Mike Quade is a Chicago-area native who graduated from Prospect High in Mt. Prospect in 1975. Including interim managers and the members of the infamous College of Coaches, he will become the 57th manager in Cubs history. He is the first Chicago native to manage the Cubs since Bob Kennedy had the helm from 1963-65. He will become the fourth manager in major league history whose name begins with the letter "Q": Joe Quinn managed the well-known Cleveland Spiders to most of their horrific record in 1899; Frank Quilici managed the Minnesota Twins for four years in the 1970s, and Mel Queen was interim manager of the Toronto Blue Jays for five games in 1997.
For me personally, this is a major landmark. Mike Quade is the first man to manage the Cubs who is younger than I am (about a year younger).
Is Quade a genuine candidate for the job in 2011 and beyond, or was Jim Hendry just giving lip service? It's really hard to tell. Hendry has, with players, often given them some major league opportunities without really intending to give them a larger role with the Cubs; some of these players have gone on to more playing time for other teams. This could be the case with Quade; he might, with a month and a half of major league managing experience, have a nice credential to show the many teams that will have managing jobs open this offseason. Or, if Ryne Sandberg is indeed the choice, Quade could wind up as his bench coach. Before Quade came to the Cubs organization in 2003, he managed for 15 seasons in the Oakland Athletics organization at all levels, and was their first base coach from 2000-2002 -- all of which were playoff seasons for the A's, and in two of them Oakland won 100 or more games.
What are we likely to see from Quade that's different from Lou Piniella? Not much for the next six weeks, because Quade's got the same roster that Lou leaves behind. Perhaps there will be a minor lineup shakeup or two; perhaps the reflexive yanking of a relief pitcher after one batter or one inning might cease; perhaps Welington Castillo or another young catcher will get playing time in September, and it seems certain that Tyler Colvin will play some first base (he is expected to, at least, during the series beginning tonight in Washington). He's much more glib and active than Lou -- so the postgame news conferences may wind up being more (and, in a strange way, less) quotable.

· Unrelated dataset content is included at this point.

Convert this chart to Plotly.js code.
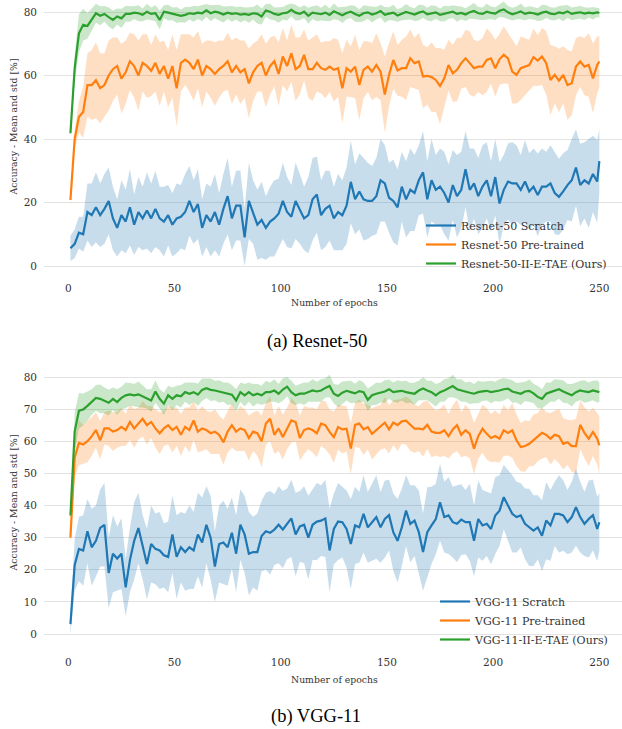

With Quade's promotion, first base coach Ivan DeJesus will shift to third base duties. Bruce Miles reports that one of the minor league roving instructors will likely take DeJesus' place at 1B. The roving instructors are: Dave Bialas, Bob Dernier, Franklin Font, Dave Keller, Marty Pevey and Mark Riggins.
I'll end this with some more pure speculation on my part: it'll be Dernier. And if it is, that might be a sign that next year's manager will be Ryne Sandberg.